[2015年9月24日]
駅の本屋でふと目に留まった本。
曽野綾子さんの「人間の分際」
分際はぶんざいと読む。
昔,時代劇などで武士が町民に向かって「町民の分際で,」と言っていたように,「てめぇーらみたいな低い身分の奴にそんな権利ないんだよっ!」って見下した時に使う言葉が「分際」だ。
それが,「人間の分際」なのだから,人類全員に対する警鐘みたいな話か。
まあ,中身を見てみると,ようするに曽野綾子さんの名言集みたいなもの。
長い人生経験で得た,人間の本質について書いてある哲学書と言ってもよさそうだ。
その中で,「やればできる」というのは,実はまやかしで,ほとんど全てのことについて,人間には限界があって,やってもできないことがあるというのだ。
つまり,YDK=ヤレバデキルコというのはごく稀な子であって,多くの子はYDNK=ヤッテモデキナイコだというのである。
これは確かに核心をついている。
だいたい,多くの子はやってもやっても東大に入れるくらいの学力にはなかなかならない。

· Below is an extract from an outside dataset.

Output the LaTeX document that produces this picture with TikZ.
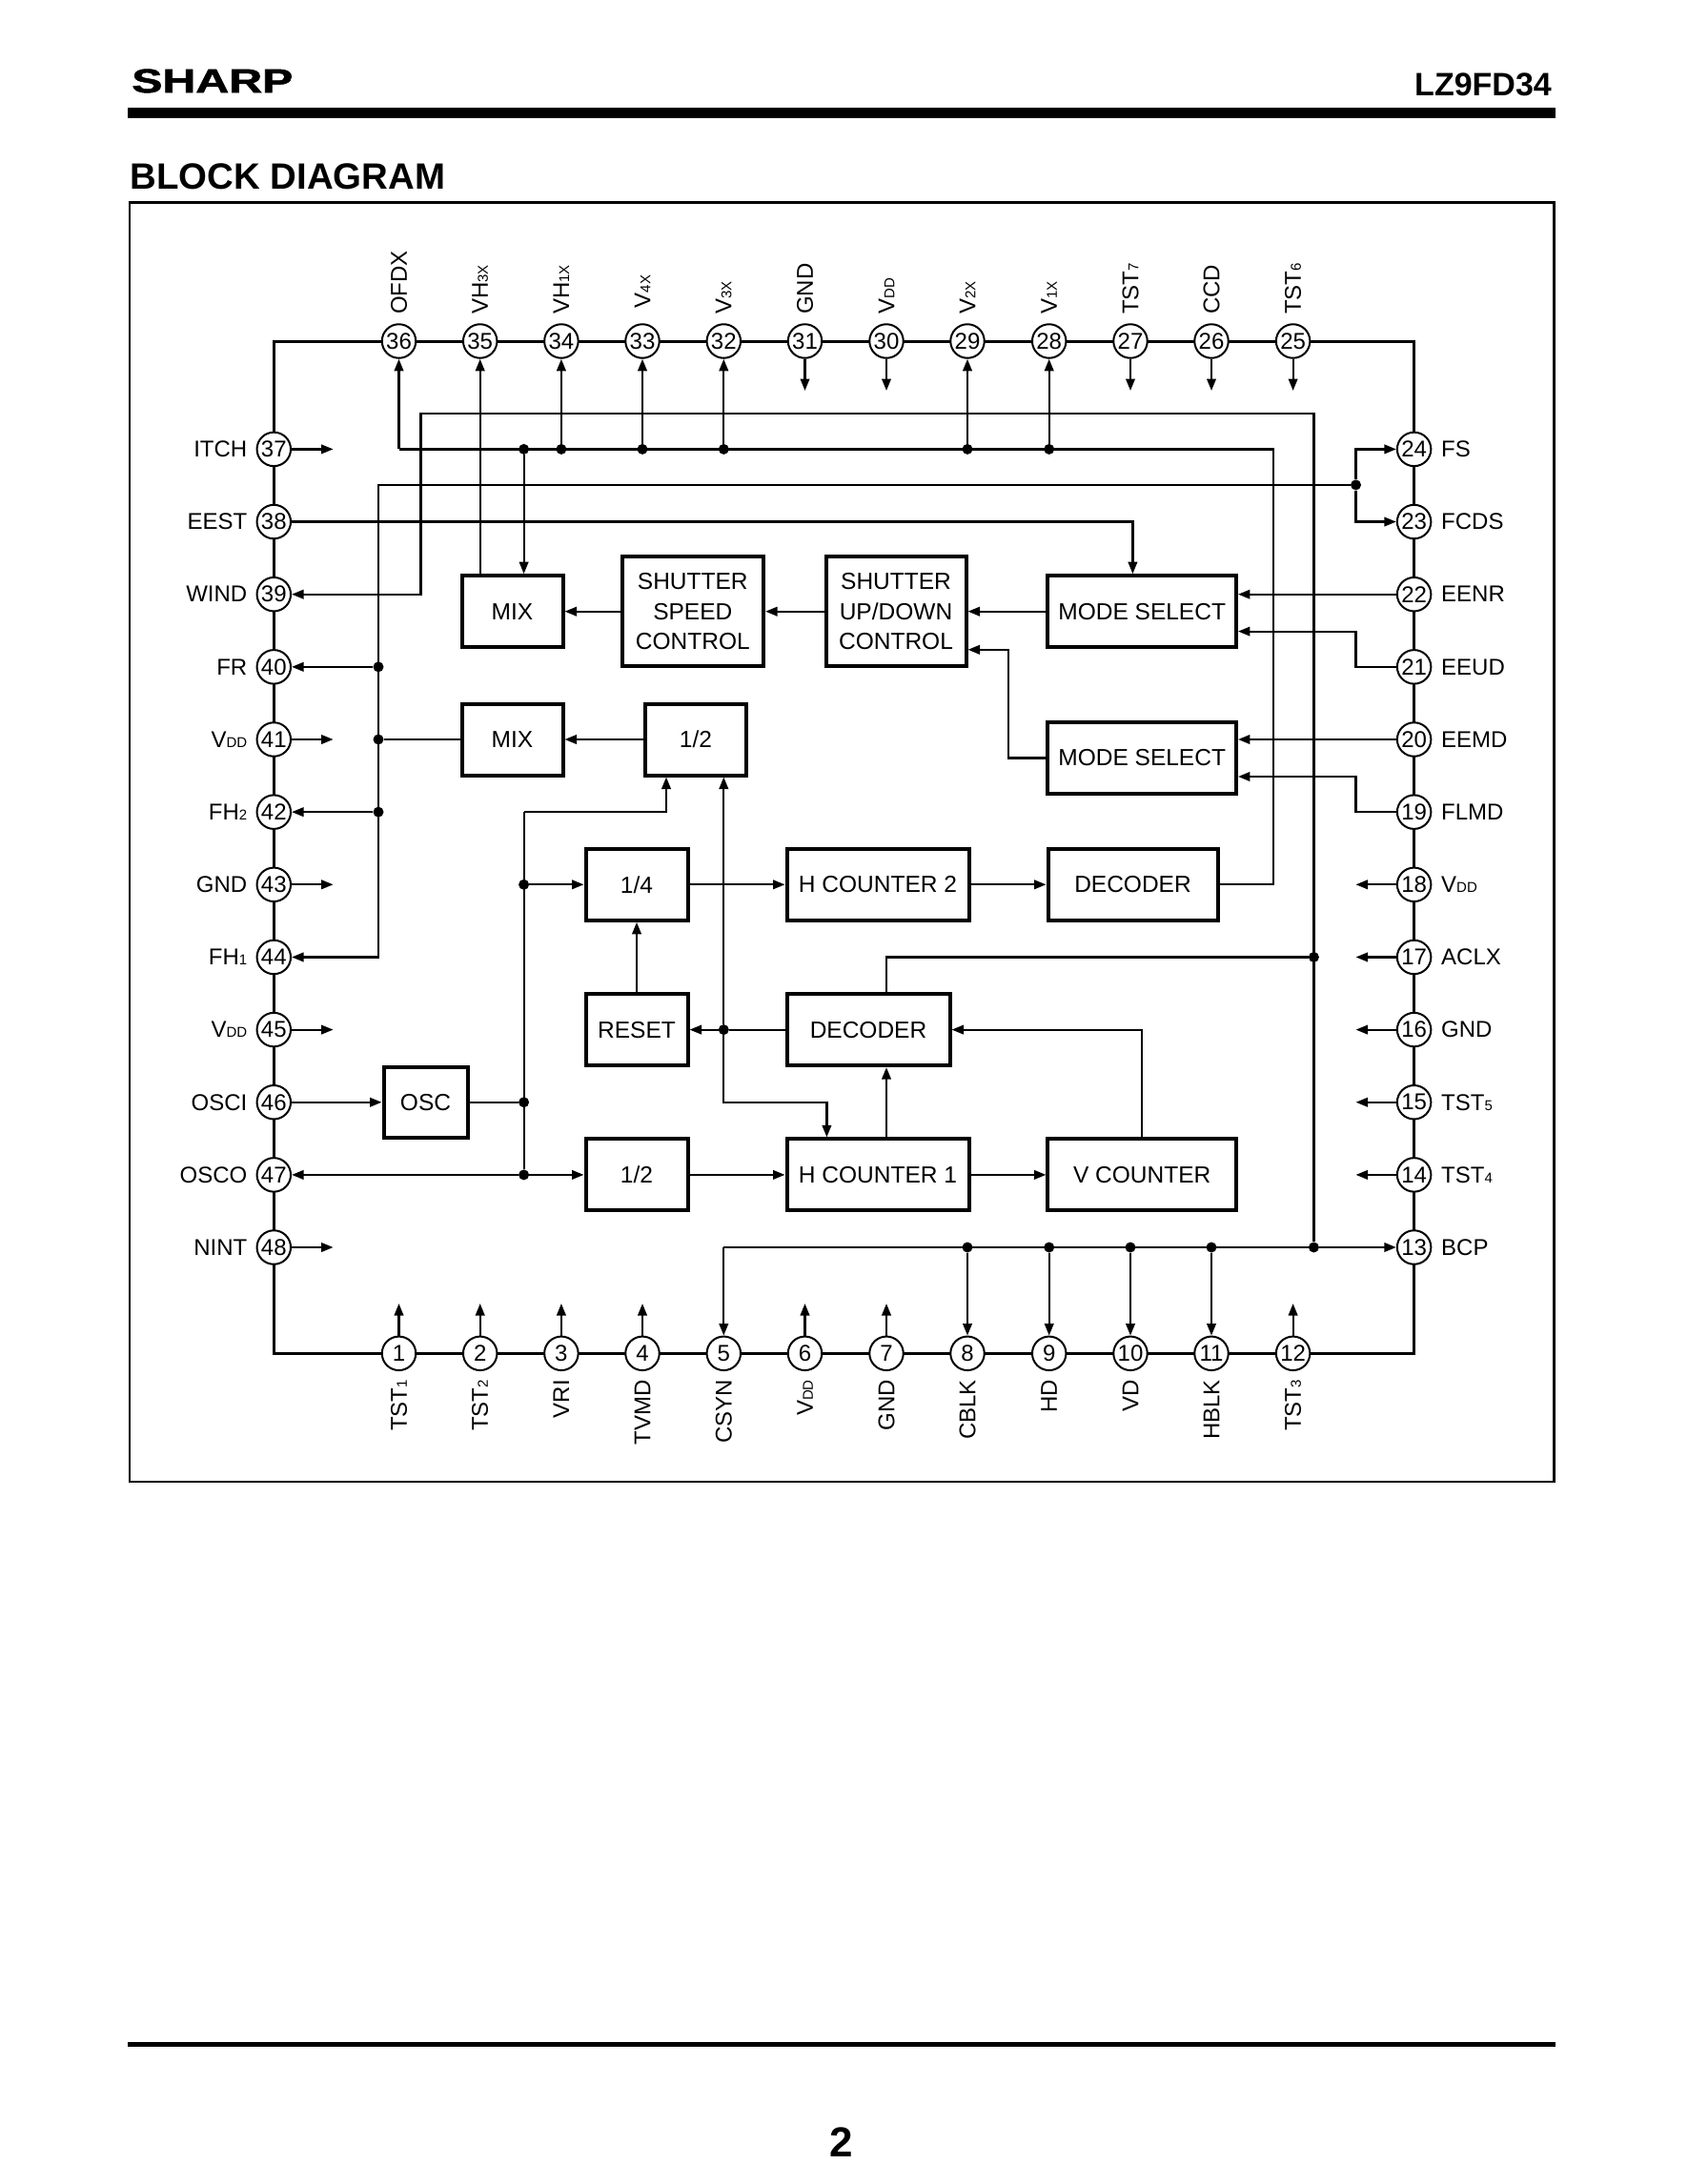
\documentclass[tikz,border=0pt]{standalone}
\usepackage{fontspec}
\setmainfont{Liberation Sans}
\newfontfamily\logofont[FakeBold=1.5]{Liberation Sans Bold}
\usetikzlibrary{arrows.meta}
\newcommand{\sm}[1]{{\fontsize{15}{15}\selectfont #1}}
\newcommand{\fs}[1]{\fontsize{#1}{#1}\selectfont}
\tikzset{
  wire/.style={line width=2.2pt},
  sig/.style={line width=2.2pt,-{Triangle[length=12.5pt,width=9.5pt]}},
  pin/.style={circle,draw,fill=white,line width=2pt,inner sep=0pt,minimum size=35.5pt,font=\fs{24}},
  dot/.style={circle,fill=black,inner sep=0pt,minimum size=11pt},
  block/.style={draw,line width=4pt,inner sep=0pt,align=center,font=\fontsize{24.5}{31.5}\selectfont},
  lbl/.style={inner sep=0pt,font=\fs{24}},
}
\begin{document}
\begin{tikzpicture}[x=1pt,y=-1pt]
\useasboundingbox (0,0) rectangle (1771,2292);
\fill[white] (0,0) rectangle (1771,2292);
% page furniture
\node[inner sep=0pt,anchor=base west,xscale=1.38,font=\logofont\fs{35}] (logo) at (138,97) {SHARP};
\node[inner sep=0pt,anchor=base east,font=\bfseries\fs{34}] (part) at (1628,100.5) {LZ9FD34};
\fill (133.8,113) rectangle (1632,123.5);
\node[inner sep=0pt,anchor=base west,font=\bfseries\fs{38.4}] (title) at (136.5,198) {BLOCK DIAGRAM};
\draw[line width=2.5pt] (135.8,212.6) rectangle (1630.5,1555);
\fill (134,2142.7) rectangle (1632,2148);
\node[inner sep=0pt,anchor=base,font=\bfseries\fs{44}] (page) at (883,2263.3) {2};
% chip outline
\draw[line width=3pt] (287.3,358) rectangle (1483.6,1420.3);
% top pins
\foreach \n/\x/\t/\b in {36/418.5/OFDX/330,35/503.7/VH\sm{3X}/330,34/588.9/VH\sm{1X}/330,33/674/V\sm{4X}/323.3,32/759.3/V\sm{3X}/330,31/844.5/GND/330,30/930/V\sm{DD}/330,29/1015/V\sm{2X}/330,28/1100.7/V\sm{1X}/330,27/1186/TST\sm{7}/330,26/1271/CCD/330,25/1356.6/TST\sm{6}/330}{
  \node[pin] (p\n) at (\x,358) {\n};
  \node[lbl,rotate=90,anchor=west] (l\n) at (\x,\b) {\t};
}
% bottom pins
\foreach \n/\x/\t in {1/418.5/TST\sm{1},2/503.7/TST\sm{2},3/588.9/VRI,4/674/TVMD,5/759.3/CSYN,6/844.5/V\sm{DD},7/930/GND,8/1015/CBLK,9/1100.7/HD,10/1186/VD,11/1271/HBLK,12/1356.6/TST\sm{3}}{
  \node[pin] (p\n) at (\x,1420.3) {\n};
  \node[lbl,rotate=90,anchor=east] (l\n) at (\x,1448) {\t};
}
% left pins
\foreach \n/\y/\t in {37/471.4/ITCH,38/547.55/EEST,39/623.7/WIND,40/699.85/FR,41/776/V\sm{DD},42/852.15/FH\sm{2},43/928.3/GND,44/1004.45/FH\sm{1},45/1080.6/V\sm{DD},46/1156.75/OSCI,47/1232.9/OSCO,48/1309/NINT}{
  \node[pin] (p\n) at (287.3,\y) {\n};
  \node[lbl,anchor=east] (l\n) at (259.5,\y) {\t};
}
% right pins
\foreach \n/\y/\t in {24/471.4/FS,23/547.55/FCDS,22/623.7/EENR,21/699.85/EEUD,20/776/EEMD,19/852.15/FLMD,18/928.3/V\sm{DD},17/1004.45/ACLX,16/1080.6/GND,15/1156.75/TST\sm{5},14/1232.9/TST\sm{4},13/1309/BCP}{
  \node[pin] (p\n) at (1483.6,\y) {\n};
  \node[lbl,anchor=west] (l\n) at (1512,\y) {\t};
}
% blocks
\node[block,minimum width=106pt,minimum height=75pt] (mix1) at (537.5,641.7) {MIX};
\node[block,minimum width=148.5pt,minimum height=115pt] (speed) at (726.8,641.7) {SHUTTER\\SPEED\\CONTROL};
\node[block,minimum width=147pt,minimum height=115pt] (updown) at (940,641.7) {SHUTTER\\UP/DOWN\\CONTROL};
\node[block,minimum width=197.5pt,minimum height=75pt] (mode1) at (1198.2,641.7) {MODE SELECT};
\node[block,minimum width=197.5pt,minimum height=75pt] (mode2) at (1198.2,795.4) {MODE SELECT};
\node[block,minimum width=106pt,minimum height=75pt] (mix2) at (537.5,776) {MIX};
\node[block,minimum width=106.5pt,minimum height=75pt] (half1) at (730,776) {1/2};
\node[block,minimum width=107pt,minimum height=75pt] (quarter) at (668,928.3) {1/4};
\node[block,minimum width=191pt,minimum height=75pt] (hc2) at (921,928.3) {H COUNTER 2};
\node[block,minimum width=178pt,minimum height=75pt] (dec1) at (1188.5,928.3) {DECODER};
\node[block,minimum width=107pt,minimum height=75pt] (reset) at (668,1080.6) {RESET};
\node[block,minimum width=171pt,minimum height=75pt] (dec2) at (911,1080.6) {DECODER};
\node[block,minimum width=88pt,minimum height=74pt] (osc) at (446.5,1156.75) {OSC};
\node[block,minimum width=107pt,minimum height=75pt] (half2) at (668,1232.9) {1/2};
\node[block,minimum width=191pt,minimum height=75pt] (hc1) at (921,1232.9) {H COUNTER 1};
\node[block,minimum width=197.5pt,minimum height=75pt] (vc) at (1198.2,1232.9) {V COUNTER};
% free stubs
\foreach \n in {37,41,43,45,48}{\coordinate (s\n) at (349.6,0 |- p\n); \draw[sig] (p\n) -- (s\n -| 349.6,0);}
\foreach \n in {18,17,16,15,14}{\coordinate (s\n) at (1422.5,0 |- p\n); \draw[sig] (p\n) -- (s\n -| 1422.5,0);}
\foreach \n in {31,30,27,26,25}{\coordinate (s\n) at (p\n |- 0,410); \draw[sig] (p\n) -- (s\n);}
\foreach \n in {1,2,3,4,6,7,12}{\coordinate (s\n) at (p\n |- 0,1368); \draw[sig] (p\n) -- (s\n);}
% top bus
\coordinate (b36) at (418.5,471.4);
\coordinate (busE) at (1336,471.4);
\node[dot] (j0) at (549.6,471.4) {};
\foreach \n in {34,33,32,29,28}{\node[dot] (j\n) at (p\n |- b36) {}; \draw[sig] (j\n) -- (p\n);}
\draw[wire] (dec1.east) -| (busE) -- (b36);
\draw[sig] (b36) -- (p36);
\draw[sig] (j0) -- (mix1.north -| j0);
\draw[sig] (mix1.north -| p35) -- (p35);
% WIND / BCP bus
\coordinate (w1) at (441.4,433.9);
\node[dot] (j13) at (1378.4,1309) {};
\node[dot] (j17) at (1378.4,1004.45) {};
\draw[sig] (j13) |- (w1) |- (p39);
\coordinate (col) at (930,1157);
\draw[wire] (j17) -| (dec2.north -| col);
\draw[sig] (hc1.north -| col) -- (dec2.south -| col);
\coordinate (b5) at (759.3,1309);
\draw[wire] (b5) -- (j13);
\draw[sig] (b5) -- (p5);
\draw[sig] (j13) -- (p13);
\foreach \n in {8,9,10,11}{\node[dot] (j\n) at (p\n |- b5) {}; \draw[sig] (j\n) -- (p\n);}
% FS / FCDS bus
\coordinate (f0) at (397,508.9);
\node[dot] (jF) at (1422.5,508.9) {};
\draw[sig] (jF) |- (p24);
\draw[sig] (jF) |- (p23);
\draw[sig] (jF) -- (f0) |- (p44);
\node[dot] (j40) at (397,699.85) {};
\node[dot] (j41) at (397,776) {};
\node[dot] (j42) at (397,852.15) {};
\draw[sig] (j40) -- (p40);
\draw[sig] (j42) -- (p42);
\draw[wire] (j41) -- (mix2.west);
% mode select inputs
\coordinate (e1) at (1188.4,547.55);
\draw[sig] (p38) -- (e1) -- (mode1.north -| e1);
\draw[sig] (p22) -- (mode1.east |- p22);
\coordinate (r21) at (1422.5,662.6);
\draw[sig] (p21) -| (r21) -- (mode1.east |- r21);
\draw[sig] (p20) -- (mode2.east |- p20);
\coordinate (r19) at (1422.5,815);
\draw[sig] (p19) -| (r19) -- (mode2.east |- r19);
% shutter chain
\coordinate (u1) at (1058,681.8);
\draw[sig] (mode2.west) -| (u1) -- (updown.east |- u1);
\draw[sig] (mode1.west) -- (updown.east);
\draw[sig] (updown.west) -- (speed.east);
\draw[sig] (speed.west) -- (mix1.east);
\draw[sig] (half1.west) -- (mix2.east);
% clock column
\coordinate (c2) at (549.6,852.15);
\coordinate (h1) at (699,852.15);
\node[dot] (jq) at (549.6,928.3) {};
\node[dot] (josc) at (549.6,1156.75) {};
\node[dot] (j47) at (549.6,1232.9) {};
\draw[wire] (j47) -- (c2);
\draw[sig] (c2) -- (h1) -- (half1.south -| h1);
\draw[sig] (jq) -- (quarter.west);
\draw[wire] (osc.east) -- (josc);
\draw[sig] (p46) -- (osc.west);
\draw[sig] (j47) -- (p47);
\draw[sig] (j47) -- (half2.west);
% decoder / counters
\node[dot] (jres) at (759.3,1080.6) {};
\coordinate (v1) at (867.4,1156.75);
\draw[sig] (jres) -- (half1.south -| jres);
\draw[sig] (jres) |- (v1) -- (hc1.north -| v1);
\draw[wire] (dec2.west) -- (jres);
\draw[sig] (jres) -- (reset.east);
\draw[sig] (reset.north) -- (quarter.south);
\draw[sig] (quarter.east) -- (hc2.west);
\draw[sig] (hc2.east) -- (dec1.west);
\draw[sig] (half2.east) -- (hc1.west);
\draw[sig] (hc1.east) -- (vc.west);
\draw[sig] (vc.north) |- (dec2.east);
\end{tikzpicture}
\end{document}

理屈を言えば,仮に全員がメキメキ学力アップしても,大学には定員があるので,どうしても合格できない受験生がでてくるわけだし。
努力を頑張ってやれば必ず報われるなどというのは全くの幻想なのだ。
だからといって,筆者は努力することが無駄だとか悲観論を展開するわけではない。
何に価値を見出し,いかに幸福な人生を歩むかのヒントになるような人間論を展開しているのである。
受験生をかかえている親御さんはつい視野がせまくなって,我が子の本当の幸せが何かを見失いがちになる。
そういう時にちらっと読んでみてはいかがだろうか。